Designing a new feature in an existing product is an opportunity to look at the rest of the app. With the Ray-Ban integration, I audited the design system for accessibility gaps and I fixed them across the whole app. This resulted in reaching 100% compliance with WCAG standars both in light and in dark mode.

Color contrast audit comparing the app's before and after states across light and dark modes. The "before" values show several failing contrast ratios — as low as 1.09:1 and 2.61:1. The "after" values show all elements meeting or approaching WCAG standards, with improved ratios such as 10.29:1 and 5.74:1.

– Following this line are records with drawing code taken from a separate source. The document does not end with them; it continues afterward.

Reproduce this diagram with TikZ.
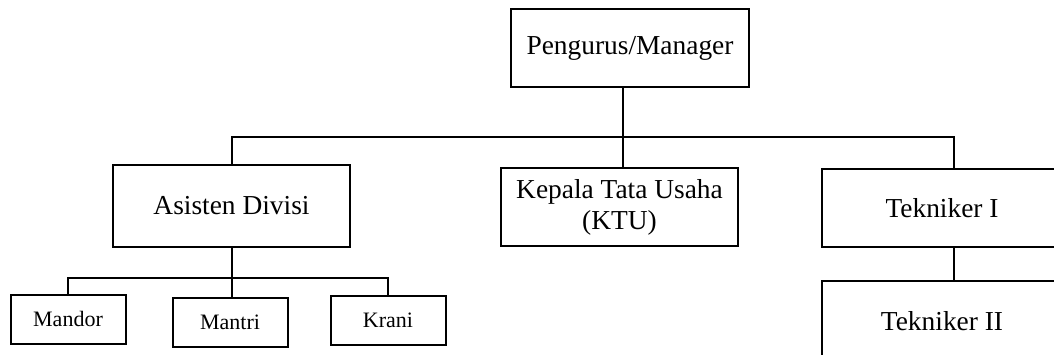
\documentclass[tikz,border=0pt]{standalone}
\usepackage{fontspec}
\setmainfont{Liberation Serif}
\usepackage{tikz}
\usetikzlibrary{positioning,calc}

\tikzset{
  unitbox/.style={draw, line width=1pt, align=center, inner sep=2pt,
    font=\fontsize{13.7}{15.5}\selectfont},
  staffbox/.style={draw, line width=1pt, align=center, inner sep=2pt,
    minimum width=57.5pt, minimum height=24.5pt,
    font=\fontsize{11}{13}\selectfont},
  link/.style={line width=1pt}
}

\begin{document}
\begin{tikzpicture}[x=0.5pt, y=-0.5pt]
  \useasboundingbox (0,0) rectangle (1054,354);
  \clip (0,0) rectangle (1054,354);
  % pimpinan
  \node[unitbox, minimum width=119pt, minimum height=39pt] (mgr) at (630,48) {Pengurus/Manager};
  % baris kedua
  \node[unitbox, minimum width=118.5pt, minimum height=41pt] (asd) at (231.5,206) {Asisten Divisi};
  \node[unitbox, minimum width=118.5pt, minimum height=39pt] (ktu) at (619.5,207) {Kepala Tata Usaha\\(KTU)};
  \node[unitbox, minimum width=120pt, minimum height=39pt] (tek1) at (942,208) {Tekniker I};
  \node[unitbox, minimum width=120pt, minimum height=40pt] (tek2) at (942,321) {Tekniker II};
  % bawahan asisten
  \node[staffbox] (mandor) at (68,319) {Mandor};
  \node[staffbox] (mantri) at (230,322.5) {Mantri};
  \node[staffbox] (krani) at (388,320.5) {Krani};
  % titik cabang
  \coordinate (top) at (623,137);
  \coordinate (busL) at (232,137);
  \coordinate (busR) at (954,137);
  \coordinate (sub) at (232,278);
  % garis
  \draw[link] (top |- mgr.south) -- (top |- ktu.north);
  \draw[link] (busL |- asd.north) -- (busL) -- (busR) -- (busR |- tek1.north);
  \draw[link] (busR |- tek1.south) -- (busR |- tek2.north);
  \draw[link] (sub |- asd.south) -- (sub |- mantri.north);
  \draw[link] (mandor.north) |- (sub) -| (krani.north);
\end{tikzpicture}
\end{document}
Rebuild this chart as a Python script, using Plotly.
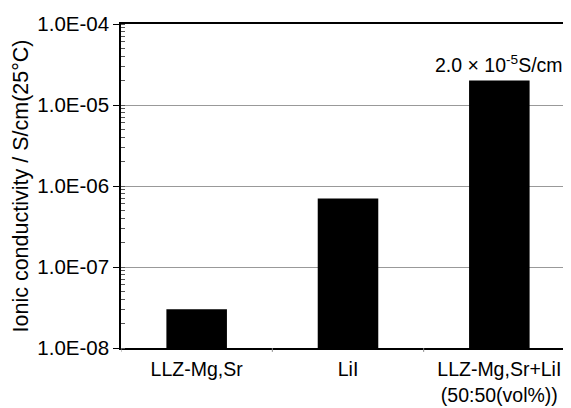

Additionally, save, delete and unpair flows were inconsistent across the app and in some cases not designed at all. I redesigned and standardised these flows, applying a coherent pattern across the whole app.

Before-and-after comparison of deletion confirmation flows. The "before" section shows inconsistent dialog designs and vague wording across Android and iOS for deleting an Ally persona or shortcut. The "after" section shows a standardized cross-platform flow with consistent confirmation dialogs, a processing state, a clear success message, and a graceful error state with a "Try again" option.

Beta tester feedback

The integration was shared with a group of 600 beta testers who provided feedback freely through a Slack channel. The overall response was positive, they highlighted the smoothness of the experience and expressed enthusiasm for the integration. Where they expressed confusion, I used their input to refine the design before the wider public beta release. For example, I identified some features that beta testers were unaware of and added dedicated information about them in the tutorial.

Screenshots of beta tester feedback messages from a group chat. Testers share generally positive impressions of the Meta Ray-Ban integration — praising the pairing process and seamless experience — while noting issues like missing instructions for advanced voice commands. An annotation highlights how one piece of feedback directly led to adding advanced feature guidance to the tutorial.